The Text Aphasia Battery (TAB): A Clinically-Grounded Benchmark for Aphasia-Like Deficits in Language Models
Nathan Roll, Jill Kries, Flora Jin, Catherine Wang, Ann Marie Finley, Meghan Sumner, Cory Shain, Laura Gwilliams
TL;DR
The paper presents the Text Aphasia Battery (TAB), a text-only benchmark adapted from the Quick Aphasia Battery to assess aphasia-like deficits in language models. It reframes aphasia evaluation as a computational behavioral benchmark, with four subtests (Connected Text, Word Comprehension, Sentence Comprehension, Repetition) and an automated APROCSA-based evaluation using in-context prompting in Gemini 2.5 Flash, achieving reliability comparable to expert raters when prevalence is accounted for ($\kappa$ values of $0.255$ vs $0.286$). The TAB enables scalable, text-based analysis of linguistic breakdown in LLMs, bridging clinical aphasiology and computational linguistics while acknowledging limitations such as modality constraints, limited items, and the need for language/cultural adaptation.

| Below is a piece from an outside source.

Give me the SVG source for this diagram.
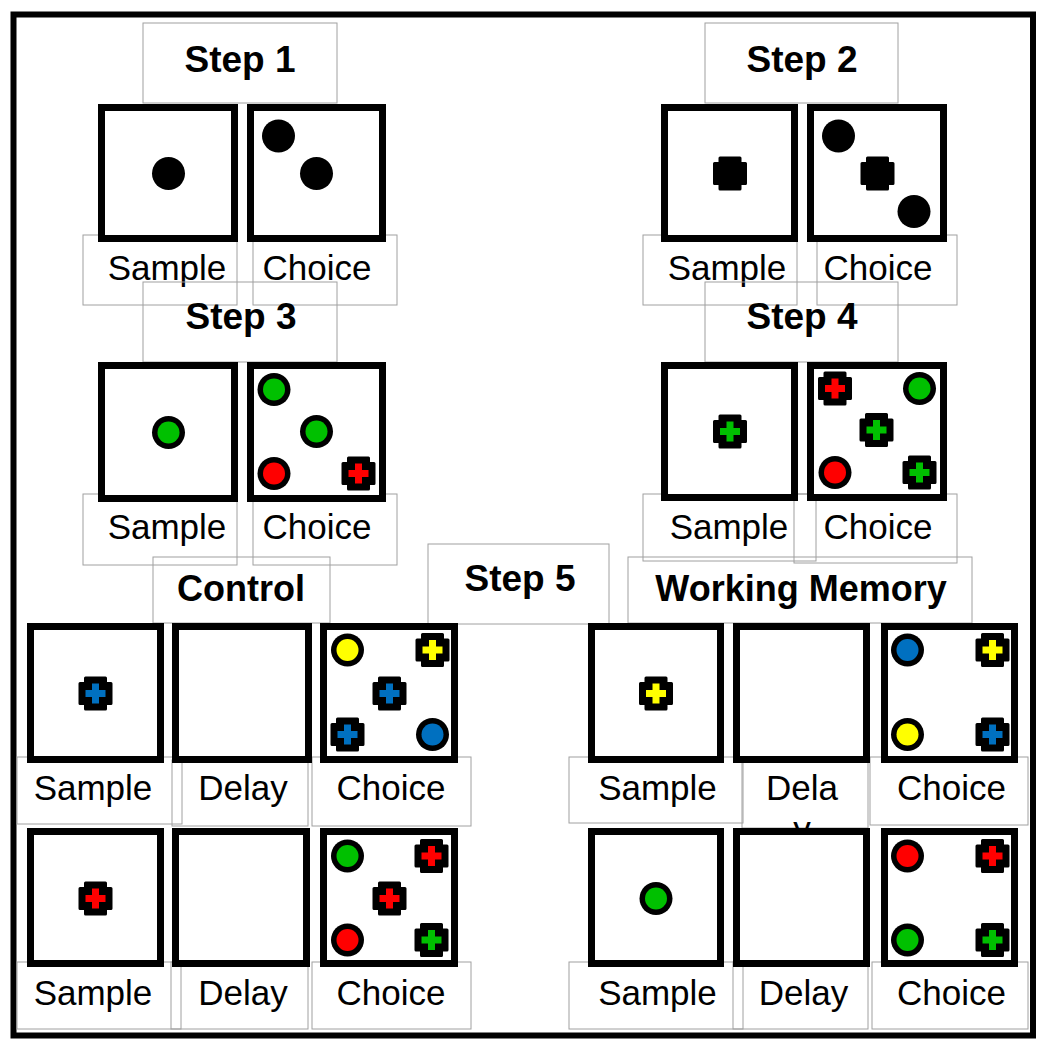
<svg xmlns="http://www.w3.org/2000/svg" width="1044" height="1050" viewBox="0 0 1044 1050">
<style>
.lb{fill:none;stroke:#a0a0a0;stroke-width:1}
.sq{fill:#fff;stroke:#000;stroke-width:7}
.tt{font-family:"Liberation Sans",Arial,sans-serif;font-weight:bold;font-size:37px;text-anchor:middle;fill:#000}
.t5{font-family:"Liberation Sans",Arial,sans-serif;font-weight:bold;font-size:36px;text-anchor:middle;fill:#000}
.tl{font-family:"Liberation Sans",Arial,sans-serif;font-size:35px;text-anchor:middle;fill:#000}
</style>
<defs>
<g id="cs"><circle r="16.5" fill="#000"/><circle r="11" fill="currentColor"/></g>
<g id="xs"><path d="M-10,-15.5H10V-10H15.5V10H10V15.5H-10V10H-15.5V-10H-10Z" fill="#000" stroke="#000" stroke-width="3" stroke-linejoin="round"/><path d="M-3.5,-10H3.5V-3.5H10V3.5H3.5V10H-3.5V3.5H-10V-3.5H-3.5Z" fill="currentColor"/></g>
</defs>
<rect width="1044" height="1050" fill="#fff"/>
<rect x="13.5" y="14.5" width="1019.5" height="1021" fill="none" stroke="#000" stroke-width="6"/>
<g id="connectors"/>

<g id="step1">
<rect class="lb" x="143" y="23" width="194" height="80"/>
<text class="tt" x="240" y="72">Step 1</text>
<rect class="lb" x="83" y="235" width="154" height="70"/>
<rect class="lb" x="253" y="235" width="144" height="70"/>
<text class="tl" x="167" y="280">Sample</text>
<text class="tl" x="317" y="280">Choice</text>
<rect class="sq" x="101.5" y="107.5" width="133" height="131"/>
<rect class="sq" x="250.5" y="107.5" width="132" height="131"/>
<use href="#cs" x="168.5" y="173.5" color="#000"/>
<use href="#cs" x="278.5" y="136" color="#000"/>
<use href="#cs" x="316.5" y="173.5" color="#000"/>
</g>

<g id="step2">
<rect class="lb" x="705" y="23" width="193" height="80"/>
<text class="tt" x="802" y="72">Step 2</text>
<rect class="lb" x="643" y="235" width="154" height="70"/>
<rect class="lb" x="817" y="235" width="140" height="70"/>
<text class="tl" x="727" y="280">Sample</text>
<text class="tl" x="878" y="280">Choice</text>
<rect class="sq" x="664.5" y="107.5" width="130" height="131"/>
<rect class="sq" x="810.5" y="107.5" width="133" height="131"/>
<use href="#xs" x="730" y="173.5" color="#000"/>
<use href="#cs" x="838.5" y="136" color="#000"/>
<use href="#xs" x="877.5" y="173.5" color="#000"/>
<use href="#cs" x="914" y="211.5" color="#000"/>
</g>

<g id="step3">
<rect class="lb" x="143" y="282" width="194" height="80"/>
<text class="tt" x="241" y="329">Step 3</text>
<rect class="lb" x="83" y="494" width="154" height="71"/>
<rect class="lb" x="253" y="494" width="144" height="71"/>
<text class="tl" x="167" y="539">Sample</text>
<text class="tl" x="317" y="539">Choice</text>
<rect class="sq" x="101.5" y="365.5" width="133" height="133"/>
<rect class="sq" x="250.5" y="365.5" width="132" height="133"/>
<use href="#cs" x="168.5" y="432.5" color="#00c000"/>
<use href="#cs" x="274" y="389.5" color="#00c000"/>
<use href="#cs" x="316.5" y="431.5" color="#00c000"/>
<use href="#cs" x="274" y="473.5" color="#ff0000"/>
<use href="#xs" x="358.5" y="473.5" color="#ff0000"/>
</g>

<g id="step4">
<rect class="lb" x="705" y="282" width="193" height="80"/>
<text class="tt" x="802" y="329">Step 4</text>
<rect class="lb" x="643" y="494" width="173" height="67"/>
<rect class="lb" x="794" y="494" width="163" height="69"/>
<text class="tl" x="729" y="539">Sample</text>
<text class="tl" x="878" y="539">Choice</text>
<rect class="sq" x="664.5" y="365.5" width="130" height="132"/>
<rect class="sq" x="810.5" y="365.5" width="133" height="132"/>
<use href="#xs" x="730" y="431.5" color="#00c000"/>
<use href="#xs" x="835" y="388.5" color="#ff0000"/>
<use href="#cs" x="919.5" y="388.5" color="#00c000"/>
<use href="#xs" x="876.5" y="430" color="#00c000"/>
<use href="#cs" x="835" y="472.5" color="#ff0000"/>
<use href="#xs" x="919.5" y="472.5" color="#00c000"/>
</g>

<g id="step5">
<rect class="lb" x="428" y="544" width="181" height="80"/>
<text class="tt" x="520" y="591">Step 5</text>
</g>

<g id="control">
<rect class="lb" x="153" y="557" width="177" height="66"/>
<text class="t5" x="241" y="601">Control</text>
<rect class="lb" x="17" y="757" width="165" height="67"/>
<rect class="lb" x="172" y="760" width="136" height="66"/>
<rect class="lb" x="312" y="757" width="159" height="69"/>
<text class="tl" x="93" y="800">Sample</text>
<text class="tl" x="243" y="800">Delay</text>
<text class="tl" x="391" y="800">Choice</text>
<rect class="sq" x="30.5" y="626.5" width="130" height="133"/>
<rect class="sq" x="175.5" y="626.5" width="133" height="133"/>
<rect class="sq" x="323.5" y="626.5" width="131" height="133"/>
<use href="#xs" x="95.5" y="693.5" color="#0070c0"/>
<use href="#cs" x="347.5" y="650" color="#ffff00"/>
<use href="#xs" x="432.5" y="650" color="#ffff00"/>
<use href="#xs" x="389.5" y="693.5" color="#0070c0"/>
<use href="#xs" x="347.5" y="734.5" color="#0070c0"/>
<use href="#cs" x="432.5" y="734.5" color="#0070c0"/>
<rect class="lb" x="17" y="962" width="164" height="67"/>
<rect class="lb" x="171" y="962" width="137" height="67"/>
<rect class="lb" x="312" y="962" width="159" height="67"/>
<text class="tl" x="93" y="1005">Sample</text>
<text class="tl" x="243" y="1005">Delay</text>
<text class="tl" x="391" y="1005">Choice</text>
<rect class="sq" x="30.5" y="831.5" width="130" height="132"/>
<rect class="sq" x="175.5" y="831.5" width="131" height="132"/>
<rect class="sq" x="323.5" y="831.5" width="131" height="132"/>
<use href="#xs" x="95.5" y="898.5" color="#ff0000"/>
<use href="#cs" x="347.5" y="856" color="#00c000"/>
<use href="#xs" x="431.5" y="856" color="#ff0000"/>
<use href="#xs" x="389.5" y="898.5" color="#ff0000"/>
<use href="#cs" x="347.5" y="940" color="#ff0000"/>
<use href="#xs" x="431.5" y="940" color="#00c000"/>
</g>

<g id="working-memory">
<rect class="lb" x="628" y="557" width="344" height="66"/>
<text class="t5" x="801" y="601">Working Memory</text>
<rect class="lb" x="569" y="757" width="174" height="66"/>
<rect class="lb" x="742" y="762" width="126" height="66"/>
<rect class="lb" x="870" y="757" width="158" height="68"/>
<text class="tl" x="657.5" y="800">Sample</text>
<text class="tl" x="802" y="800">Dela</text>
<text class="tl" x="802" y="841">y</text>
<text class="tl" x="951.5" y="800">Choice</text>
<rect class="sq" x="591.5" y="626.5" width="129" height="133"/>
<rect class="sq" x="736.5" y="626.5" width="130" height="133"/>
<rect class="sq" x="884.5" y="626.5" width="130" height="133"/>
<use href="#xs" x="656" y="693.5" color="#ffff00"/>
<use href="#cs" x="907.5" y="650" color="#0070c0"/>
<use href="#xs" x="992.5" y="650" color="#ffff00"/>
<use href="#cs" x="907.5" y="734.5" color="#ffff00"/>
<use href="#xs" x="992.5" y="734.5" color="#0070c0"/>
<rect class="lb" x="569" y="962" width="174" height="67"/>
<rect class="lb" x="733" y="962" width="135" height="67"/>
<rect class="lb" x="872" y="962" width="156" height="67"/>
<text class="tl" x="657.5" y="1005">Sample</text>
<text class="tl" x="803.5" y="1005">Delay</text>
<text class="tl" x="951.5" y="1005">Choice</text>
<rect class="sq" x="591.5" y="831.5" width="129" height="132"/>
<rect class="sq" x="736.5" y="831.5" width="130" height="132"/>
<rect class="sq" x="884.5" y="831.5" width="130" height="132"/>
<use href="#cs" x="656" y="898.5" color="#00c000"/>
<use href="#cs" x="907.5" y="856" color="#ff0000"/>
<use href="#xs" x="992.5" y="856" color="#ff0000"/>
<use href="#cs" x="907.5" y="940" color="#00c000"/>
<use href="#xs" x="992.5" y="940" color="#00c000"/>
</g>
</svg>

This work provides a principled, open framework for probing language structure and representational integrity in artificial systems, with potential to guide model refinement and theoretical work on language processing. ${ ext{TAB}}$ thus serves as a practical tool for large-scale study of aphasia-like patterns in AI and a stepping stone toward more nuanced cross-disciplinary theories of language in machines.
Abstract
Large language models (LLMs) have emerged as a candidate "model organism" for human language, offering an unprecedented opportunity to study the computational basis of linguistic disorders like aphasia. However, traditional clinical assessments are ill-suited for LLMs, as they presuppose human-like pragmatic pressures and probe cognitive processes not inherent to artificial architectures. We introduce the Text Aphasia Battery (TAB), a text-only benchmark adapted from the Quick Aphasia Battery (QAB) to assess aphasic-like deficits in LLMs. The TAB comprises four subtests: Connected Text, Word Comprehension, Sentence Comprehension, and Repetition. This paper details the TAB's design, subtests, and scoring criteria. To facilitate large-scale use, we validate an automated evaluation protocol using Gemini 2.5 Flash, which achieves reliability comparable to expert human raters (prevalence-weighted Cohen's kappa = 0.255 for model--consensus agreement vs. 0.286 for human--human agreement). We release TAB as a clinically-grounded, scalable framework for analyzing language deficits in artificial systems.